··· RECORDED DATA ···

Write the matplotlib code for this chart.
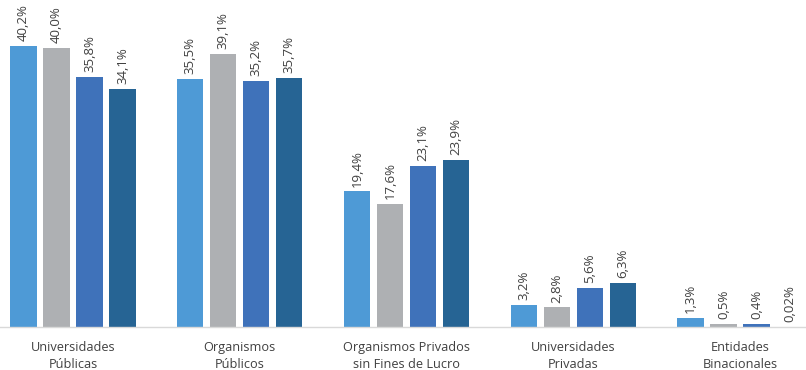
import matplotlib.pyplot as plt
import numpy as np

plt.rcParams['font.family'] = ['Open Sans', 'DejaVu Sans']

categories = ["Universidades\nPúblicas", "Organismos\nPúblicos",
              "Organismos Privados\nsin Fines de Lucro", "Universidades\nPrivadas",
              "Entidades\nBinacionales"]
s1 = [40.2, 35.5, 19.4, 3.2, 1.3]
s2 = [40.0, 39.1, 17.6, 2.8, 0.5]
s3 = [35.8, 35.2, 23.1, 5.6, 0.4]
s4 = [34.1, 35.7, 23.9, 6.3, 0.02]
colors = ["#4E9AD6", "#AEB0B3", "#3F72BA", "#266494"]


def fmt(v):
    s = f"{v:.2f}" if v < 0.1 else f"{v:.1f}"
    return s.replace('.', ',') + "%"


fig = plt.figure(figsize=(8.06, 3.70), dpi=100)
ax = fig.add_axes([0, 0.1162, 1, 0.8838])

x = np.arange(len(categories))
pitch = 0.198
width = 0.157
for j, (vals, c) in enumerate(zip([s1, s2, s3, s4], colors)):
    xs = x + (j - 1.5) * pitch
    ax.bar(xs, vals, width=width, color=c, zorder=2)
    for xi, v in zip(xs, vals):
        ax.annotate(fmt(v), (xi, v), xytext=(0, 3.5), textcoords='offset points',
                    rotation=90, ha='center', va='bottom', fontsize=9.5, color='#404040')

ax.set_xlim(-0.438, 4.396)
ax.set_ylim(0, 46.8)
ax.set_yticks([])
ax.set_xticks(x)
ax.set_xticklabels(categories, fontsize=9.2, color='#404040', linespacing=1.4)
ax.tick_params(axis='x', length=0, pad=10)
for s in ['top', 'right', 'left']:
    ax.spines[s].set_visible(False)
ax.spines['bottom'].set_color('#D9D9D9')
ax.spines['bottom'].set_linewidth(1)

fig.savefig("out.png", dpi=100)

···

- _SHORT TASK_
Extract the lines exactly, please: the first line of the listing, the line with "va='bottom', fontsize=9.5, color='#404040')", and every line between them, but no pictures.

- _SOLVED EXERCISE_
Write the matplotlib code for this chart.
import matplotlib.pyplot as plt
import numpy as np

plt.rcParams['font.family'] = ['Open Sans', 'DejaVu Sans']

categories = ["Universidades\nPúblicas", "Organismos\nPúblicos",
              "Organismos Privados\nsin Fines de Lucro", "Universidades\nPrivadas",
              "Entidades\nBinacionales"]
s1 = [40.2, 35.5, 19.4, 3.2, 1.3]
s2 = [40.0, 39.1, 17.6, 2.8, 0.5]
s3 = [35.8, 35.2, 23.1, 5.6, 0.4]
s4 = [34.1, 35.7, 23.9, 6.3, 0.02]
colors = ["#4E9AD6", "#AEB0B3", "#3F72BA", "#266494"]


def fmt(v):
    s = f"{v:.2f}" if v < 0.1 else f"{v:.1f}"
    return s.replace('.', ',') + "%"


fig = plt.figure(figsize=(8.06, 3.70), dpi=100)
ax = fig.add_axes([0, 0.1162, 1, 0.8838])

x = np.arange(len(categories))
pitch = 0.198
width = 0.157
for j, (vals, c) in enumerate(zip([s1, s2, s3, s4], colors)):
    xs = x + (j - 1.5) * pitch
    ax.bar(xs, vals, width=width, color=c, zorder=2)
    for xi, v in zip(xs, vals):
        ax.annotate(fmt(v), (xi, v), xytext=(0, 3.5), textcoords='offset points',
                    rotation=90, ha='center', va='bottom', fontsize=9.5, color='#404040')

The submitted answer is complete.